PADRENOSTRO, la recensione | Venezia 77
Claudio Noce riduce la pressione degli anni di piombo alla pressione psicologica di un bambino, perdendo però lungo la strada la chiarezza di un vero obiettivo tematico.
Da una parte infatti la storia sembra andare nella direzione del rapporto padre-figlio. Il piccolo Valerio (Mattia Garaci) traumatizzato dall’avere assistito con i proprio occhi alla sparatoria che costò quasi la vita a suo padre (Pierfrancesco Favino) cerca continuamente la figura paterna e lotta quotidianamente contro il suo allontanamento fisico ed emotivo.

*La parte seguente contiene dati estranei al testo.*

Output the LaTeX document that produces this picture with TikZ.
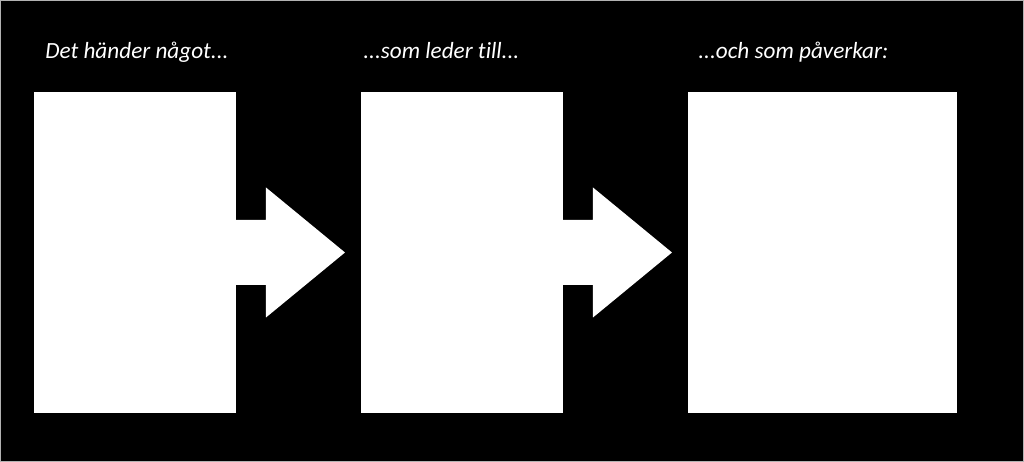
\documentclass[tikz,border=0pt]{standalone}
\usepackage{fontspec}
\setmainfont{Carlito}[Ligatures=NoCommon]
\begin{document}
\begin{tikzpicture}[x=0.02cm, y=0.02cm,
  box/.style={fill=white, draw=none, inner sep=0pt, outer sep=0pt, minimum height=6.42cm},
  label/.style={text=white, font=\itshape\fontsize{13.2}{15}\selectfont, anchor=base west, inner sep=0pt}]
{\centering
\useasboundingbox (0, 0) rectangle (1024, 462);
\fill[black] (0, 0) rectangle (1024, 462);
\draw[gray!60, line width=0.5pt] (0.5, 0.5) rectangle (1023.5, 461.5);

\node (hander) [box, minimum width=4.04cm] at (135, 209.5) {};
\node (leder) [box, minimum width=4.04cm] at (462, 209.5) {};
\node (paverkar) [box, minimum width=5.38cm] at (822.5, 209.5) {};

\node (t1) [label] at (45, 403) {Det händer något...};
\node (t2) [label] at (363, 403) {...som leder till...};
\node (t3) [label] at (698, 403) {...och som påverkar:};

\fill[white] (hander.east) ++(0, 32.5) -- ++(30, 0) -- ++(0, 32.5) -- ++(79, -65) -- ++(-79, -65) -- ++(0, 32.5) -- ++(-30, 0) -- cycle;
\fill[white] (leder.east) ++(0, 32.5) -- ++(30, 0) -- ++(0, 32.5) -- ++(79, -65) -- ++(-79, -65) -- ++(0, 32.5) -- ++(-30, 0) -- cycle;
}
\end{tikzpicture}
\end{document}
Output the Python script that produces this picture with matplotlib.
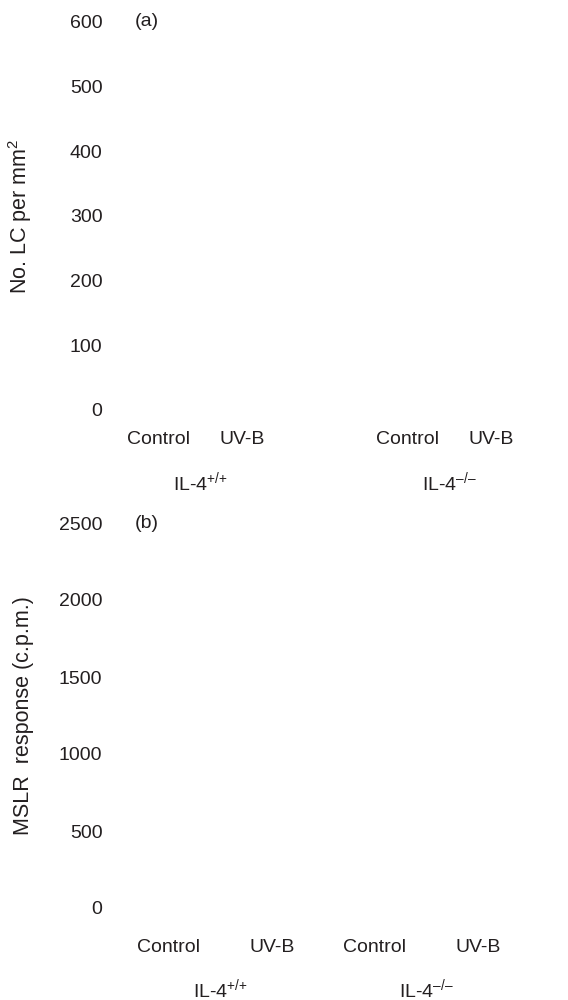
import matplotlib
matplotlib.use("Agg")
import matplotlib.pyplot as plt
from matplotlib.transforms import blended_transform_factory

plt.rcParams["font.family"] = ["Liberation Sans", "DejaVu Sans"]
plt.rcParams["mathtext.fontset"] = "custom"
plt.rcParams["mathtext.rm"] = "Liberation Sans"
plt.rcParams["mathtext.it"] = "Liberation Sans"
plt.rcParams["mathtext.sf"] = "Liberation Sans"
plt.rcParams["mathtext.default"] = "regular"

INK = "#231f20"
FS = 14
FS_LABEL = 15.5

# Panel (a): Langerhans cell density
a_treatments = ["Control", "UV-B", "Control", "UV-B"]
a_positions = [0, 1, 3, 4]
a_groups = [r"IL-4$^{\text{+/+}}$", r"IL-4$^{\text{–/–}}$"]
a_group_positions = [0.5, 3.5]
a_yticks = [0, 100, 200, 300, 400, 500, 600]
a_ylabel = r"No. LC per mm$^{2}$"

# Panel (b): mixed skin lymphocyte reaction
b_treatments = ["Control", "UV-B", "Control", "UV-B"]
b_positions = [0, 1, 2, 3]
b_groups = [r"IL-4$^{\text{+/+}}$", r"IL-4$^{\text{–/–}}$"]
b_group_positions = [0.5, 2.5]
b_yticks = [0, 500, 1000, 1500, 2000, 2500]
b_ylabel = "MSLR  response (c.p.m.)"

W, H = 568, 1000
fig = plt.figure(figsize=(W / 100, H / 100), dpi=100)
fig.patch.set_facecolor("white")


def make_panel(rect_px, xlim, positions, treatments, groups, group_pos,
               yticks, ylabel, tag, xpad, group_offset):
    left, top, right, bottom = rect_px
    ax = fig.add_axes([left / W, 1 - bottom / H, (right - left) / W,
                       (bottom - top) / H])
    ax.set_xlim(*xlim)
    ax.set_ylim(yticks[0], yticks[-1])
    for s in ax.spines.values():
        s.set_visible(False)
    ax.set_yticks(yticks)
    ax.set_yticklabels([str(t) for t in yticks], fontsize=FS, color=INK)
    ax.set_xticks(positions)
    ax.set_xticklabels(treatments, fontsize=FS, color=INK)
    ax.tick_params(axis="y", length=0, pad=8)
    ax.tick_params(axis="x", length=0, pad=xpad)
    ax.set_ylabel(ylabel, fontsize=FS_LABEL, color=INK)
    ax.yaxis.set_label_coords((34 - left) / (right - left), 0.5)
    ax.text((135 - left) / (right - left), 1.0, tag, transform=ax.transAxes,
            fontsize=FS, color=INK, ha="left", va="center")
    trans = blended_transform_factory(ax.transData, ax.transAxes)
    for g, gx in zip(groups, group_pos):
        ax.annotate(g, xy=(gx, 0), xycoords=trans,
                    xytext=(0, -group_offset), textcoords="offset pixels",
                    fontsize=FS, color=INK, ha="center", va="center")
    return ax


left_px, right_px = 113.6, 540.0
make_panel((left_px, 22, right_px, 410),
           ((left_px - 159) / 83, (right_px - 159) / 83),
           a_positions, a_treatments, a_groups, a_group_positions,
           a_yticks, a_ylabel, "(a)", 15, 72)
make_panel((left_px, 523, right_px, 908),
           ((left_px - 169) / 103, (right_px - 169) / 103),
           b_positions, b_treatments, b_groups, b_group_positions,
           b_yticks, b_ylabel, "(b)", 22, 81)

fig.savefig("out.png", dpi=100, facecolor="white")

Poi però arriva Christian (Francesco Gheghi), un quattordicenne da borgata che ha le sembianze di una visione, e che diventa amico di Valerio. Proprio la figura di Christian innesta un altro tema: questo infatti, reso come puro frutto dell’immaginazione di Valerio, sembra voler rappresentare l’impossibilità razionale del bambino. Stiamo forse andando nella direzione della metafora?
Se quindi la riflessione tematica si affonda nella confusione della trama, va però sicuramente elogiata la capacità di Claudio Noce di lavorare sulla tensione: si ha infatti sempre la sensazione di essere in pericolo, che qualcosa di brutto accadrà da un momento all’altro. Noce sa lavorare sulla scena, sui tempi, e sa dirigere gli attori. Il piccolo attore che interpreta Valerio è infatti capace di reggere un intero film come protagonista (da quando, nel cinema italiano, non si vedeva un bambino totalmente protagonista?). Favino ovviamente va da sé, ovunque lo si metta riesce a essere impeccabile.